SIMALUNGUN,harian62.info –
Sepuluh hari sudah Boni Marantika meninggal dunia, namun misteri di balik kepergiannya justru semakin gelap. Hasil otopsi yang semestinya menjadi kunci mengungkap penyebab kematian hingga kini tidak kunjung dipublikasikan. Pihak manajemen PTPN IV Kebun Bah Jambi terkesan menutup rapat mulut, sementara isu dugaan penganiayaan terus menyeruak.
Jejak Awal: Sewa Lahan Berujung Malapetaka
Boni bersama kelompoknya disebut-sebut terlibat dalam aktivitas “pencurian dengan modus sewa lahan” di Afdeling II. Skema ini diduga melibatkan oknum PKWT berinisial RN. Dalam praktiknya, ada istilah uang koordinasi Rp500 ribu. Namun, menurut keterangan salah seorang rekan korban, uang itu bahkan belum sempat ditransfer.
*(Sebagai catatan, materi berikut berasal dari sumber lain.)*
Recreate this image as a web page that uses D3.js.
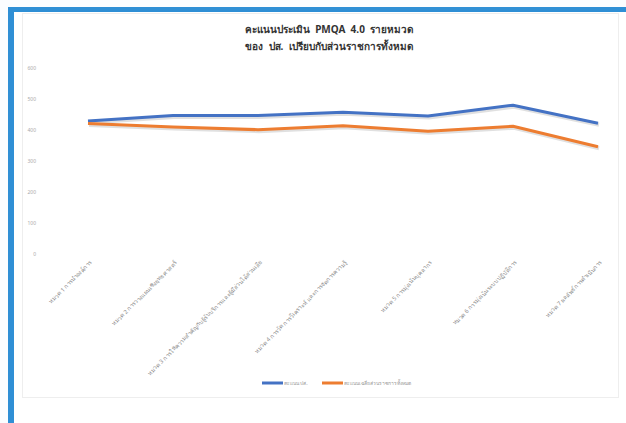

Di luar dugaan, pada dini hari 22 September 2025, Boni ditemukan dalam kondisi kritis di Kantor Korkam. Selang beberapa jam, ia dinyatakan meninggal dunia saat dalam perjalanan menuju rumah sakit terdekat. Fakta ini justru memunculkan kecurigaan: bagaimana mungkin seseorang yang masih bernegosiasi urusan sewa lahan tiba-tiba berakhir di pos keamanan dalam keadaan kritis?
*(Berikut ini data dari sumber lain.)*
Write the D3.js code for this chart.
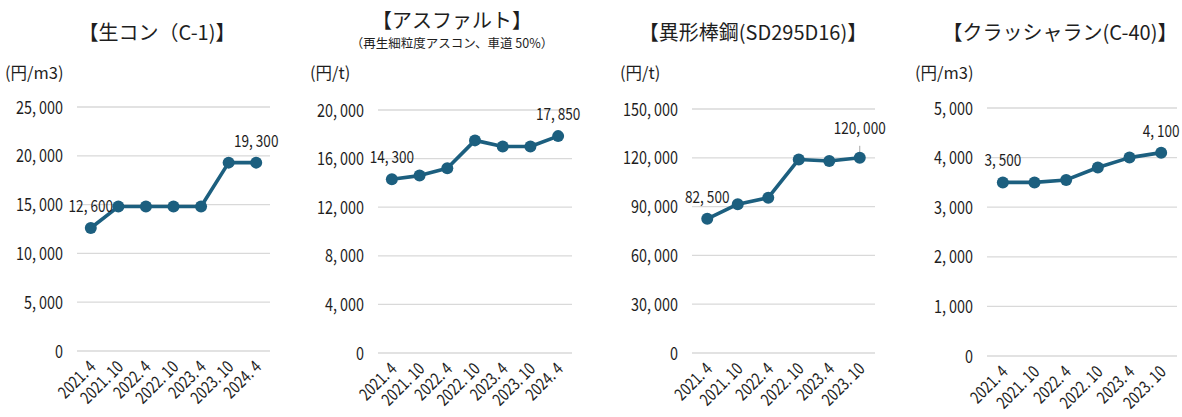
<!DOCTYPE html>
<html>
<head>
<meta charset="utf-8">
<script src="https://cdn.jsdelivr.net/npm/d3@7"></script>
<style>
  html, body { margin: 0; padding: 0; background: #fff; }
  svg { display: block; }
  text { font-family: "Noto Sans CJK JP", "Noto Sans", sans-serif; fill: #1e1e1e; }
</style>
</head>
<body>
<svg id="chart" width="1182" height="417"></svg>
<script>
// ---- data ----
const periods7 = ["2021.4", "2021.10", "2022.4", "2022.10", "2023.4", "2023.10", "2024.4"];
const periods6 = ["2021.4", "2021.10", "2022.4", "2022.10", "2023.4", "2023.10"];

const concreteValues = [12600, 14800, 14800, 14800, 14800, 19300, 19300];
const asphaltValues  = [14300, 14600, 15200, 17500, 17000, 17000, 17850];
const rebarValues    = [82500, 91500, 95500, 119000, 118000, 120000];
const crusherValues  = [3500, 3500, 3550, 3800, 4000, 4100];

const concreteTicks = [0, 5000, 10000, 15000, 20000, 25000];
const asphaltTicks  = [0, 4000, 8000, 12000, 16000, 20000];
const rebarTicks    = [0, 30000, 60000, 90000, 120000, 150000];
const crusherTicks  = [0, 1000, 2000, 3000, 4000, 5000];

const titles    = ["【生コン（C-1)】", "【アスファルト】", "【異形棒鋼(SD295D16)】", "【クラッシャラン(C-40)】"];
const subtitles = ["", "（再生細粒度アスコン、車道 50%）", "", ""];
const units     = ["(円/m3)", "(円/t)", "(円/t)", "(円/m3)"];
// indices of points that carry a value label
const labelled  = [[0, 6], [0, 6], [0, 5], [0, 5]];

// ---- layout of the four panels ----
const panels = [
  { cats: periods7, values: concreteValues, ticks: concreteTicks, left: 77,  right: 270,  top: 107, bottom: 351, titleX: 157,  unitX: 5 },
  { cats: periods7, values: asphaltValues,  ticks: asphaltTicks,  left: 378, right: 572,  top: 110, bottom: 353, titleX: 452,  unitX: 310 },
  { cats: periods6, values: rebarValues,    ticks: rebarTicks,    left: 692, right: 875,  top: 109, bottom: 353, titleX: 753,  unitX: 620 },
  { cats: periods6, values: crusherValues,  ticks: crusherTicks,  left: 987, right: 1177, top: 108, bottom: 356, titleX: 1060, unitX: 915 }
];

const LINE = "#1c5f7f";
const GRID = "#d9d9d9";
const NARROW = 0.8;   // horizontal squeeze for the numeric text
const fmt = d3.format(",");

const svg = d3.select("#chart");

// numeric text with a horizontal squeeze and a little air after "," and "."
function squeezed(sel, x, y, str, size, anchor, rotate) {
  const g = sel.append("g")
    .attr("transform", `translate(${x},${y}) rotate(${rotate || 0}) scale(${NARROW},1)`);
  const t = g.append("text")
    .attr("text-anchor", anchor)
    .attr("font-size", size);
  const parts = str.split(/(?<=[,.])/);
  parts.forEach((s, k) => {
    t.append("tspan").attr("dx", k === 0 ? 0 : size * 0.22).text(s);
  });
  return g;
}

panels.forEach((p, i) => {
  const g = svg.append("g");
  const x = d3.scaleBand().domain(p.cats).range([p.left, p.right]);
  const y = d3.scaleLinear().domain([0, d3.max(p.ticks)]).range([p.bottom, p.top]);
  const cx = d => x(d) + x.bandwidth() / 2;

  // title, subtitle and unit
  g.append("text")
    .attr("x", p.titleX).attr("y", subtitles[i] ? 28 : 40)
    .attr("text-anchor", "middle")
    .attr("font-size", 20)
    .text(titles[i]);
  if (subtitles[i]) {
    g.append("text")
      .attr("x", p.titleX).attr("y", 48)
      .attr("text-anchor", "middle")
      .attr("font-size", 12.5)
      .text(subtitles[i]);
  }
  g.append("text")
    .attr("x", p.unitX).attr("y", 79)
    .attr("font-size", 16.5)
    .text(units[i]);

  // horizontal grid lines
  g.append("g").selectAll("line").data(p.ticks).join("line")
    .attr("x1", p.left).attr("x2", p.right)
    .attr("y1", d => y(d)).attr("y2", d => y(d))
    .attr("stroke", GRID).attr("stroke-width", 1.3);

  // y tick labels
  p.ticks.forEach(t => squeezed(g, p.left - 14, y(t) + 6.5, fmt(t), 18, "end"));

  // x tick labels, rotated
  p.cats.forEach(c => squeezed(g, cx(c) + 6, p.bottom + 17, c, 17, "end", -45));

  // series line and markers
  const line = d3.line().x((d, j) => cx(p.cats[j])).y(d => y(d));
  g.append("path")
    .datum(p.values)
    .attr("d", line)
    .attr("fill", "none")
    .attr("stroke", LINE)
    .attr("stroke-width", 3.6)
    .attr("stroke-linejoin", "round");

  // value labels
  labelled[i].forEach(j => {
    const px = cx(p.cats[j]), py = y(p.values[j]);
    const lift = (i === 2 && j === 5) ? 24 : 16;
    if (lift > 16) {
      g.append("line")
        .attr("x1", px).attr("x2", px)
        .attr("y1", py - lift + 12).attr("y2", py)
        .attr("stroke", "#a6a6a6").attr("stroke-width", 1);
    }
    squeezed(g, px, py - lift, fmt(p.values[j]), 17, "middle");
  });

  g.append("g").selectAll("circle").data(p.values).join("circle")
    .attr("cx", (d, j) => cx(p.cats[j]))
    .attr("cy", d => y(d))
    .attr("r", 6)
    .attr("fill", LINE);
});
</script>
</body>
</html>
Borgol, BKO, dan Dugaan Kekerasan
Kecurigaan makin kuat setelah muncul kabar adanya oknum BKO yang sempat meminjam borgol kepada petugas PKWT Afdeling I. Informasi ini berkembang di tengah masyarakat Huta Korem dan Bukit Bayu. Dugaan pun mengarah pada kemungkinan korban sempat mengalami tindak kekerasan, baik oleh oknum PKWT maupun aparat keamanan perkebunan.
Jika benar demikian, maka kematian Boni tidak bisa dilepaskan dari indikasi penganiayaan. Namun anehnya, bukti medis berupa hasil otopsi justru dikabarkan “disembunyikan” dari publik.
Rahasia Otopsi dan Isu Perdamaian
Sampai hari ini, hasil otopsi belum diumumkan. Pertanyaan pun mencuat: apa yang sebenarnya hendak ditutupi? Mengapa laporan medis yang seharusnya menjadi bukti objektif justru menghilang dari perhatian publik?
Lebih janggal lagi, sejumlah warga mengaku mendengar adanya upaya manajemen untuk melakukan perdamaian dengan pihak keluarga korban. Jika benar, hal ini bisa menimbulkan tafsir liar: apakah perdamaian menjadi jalan pintas untuk menutup kasus?
Publik Menuntut Transparansi
Kematian Boni Marantika kini bukan hanya urusan keluarga, melainkan sudah menjadi isu publik. Dugaan adanya praktik “sewa lahan ilegal”, keterlibatan oknum pekerja perkebunan, serta kemungkinan kekerasan hingga berujung kematian, semuanya menuntut jawaban transparan.
Tanpa kejelasan hasil otopsi dan sikap terbuka dari pihak manajemen, kasus ini berpotensi menambah daftar panjang dugaan penyalahgunaan wewenang di lingkungan perkebunan besar. Misteri kematian Boni pun seolah menjadi cermin buram bagaimana praktik kekuasaan dan kepentingan bisa menelan korban jiwa.
Apakah kebenaran akan terungkap, ataukah kasus ini akan terkubur bersama isu perdamaian tertutup? Publik masih menunggu keberanian aparat penegak hukum untuk menyingkap tabir gelap di balik kematian Boni Marantika.